Why don't you just use an array defined in the start of the program that has all the ASCII values of the numbers and pick the one that is corresponds to.

for eg. DB arr '0123456789' and compare each number with the particular position and print that one. It's been a really long time since I've coded in 8086 but I remember using this logic for a program which required me to print an ASCII value of a hex number. So i used an array which had 0123456789ABCDEF and it worked perfectly.

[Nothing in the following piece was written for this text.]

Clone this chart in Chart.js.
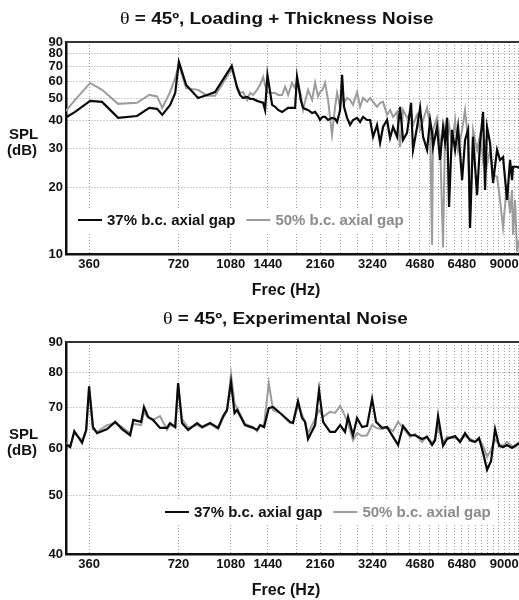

Just my two cents. Since you only wanted the result. doesn't really matter how you compute it.

Answer 4

Something like this would work better for printing a decimal value (the new code is in lowercase):

        mov byte [buffer+9],'$'
        lea si,[buffer+9]

        MOV AX,CX           ;CX = VALUE THAT I WANT TO CONVERT
        MOV BX,10         
ASC2:
        mov dx,0            ; clear dx prior to dividing dx:ax by bx
        DIV BX              ;DIV AX/10
        ADD DX,48           ;ADD 48 TO REMAINDER TO GET ASCII CHARACTER OF NUMBER 
        dec si              ; store characters in reverse order
        mov [si],dl
        CMP AX,0            
        JZ EXTT             ;IF AX=0, END OF THE PROCEDURE
        JMP ASC2            ;ELSE REPEAT
EXTT:
        mov ah,9            ; print string
        mov dx,si
        int 21h
        RET

buffer: resb 10

Instead of printing each character directly it adds the characters to a buffer in reverse order. For the value 123 it would add '3' at buffer[8], '2' at buffer[7] and '1' at buffer[6] - so if you then print the string starting at buffer+6 you get "123".
I'm using NASM syntax but hopefully it should be clear enough.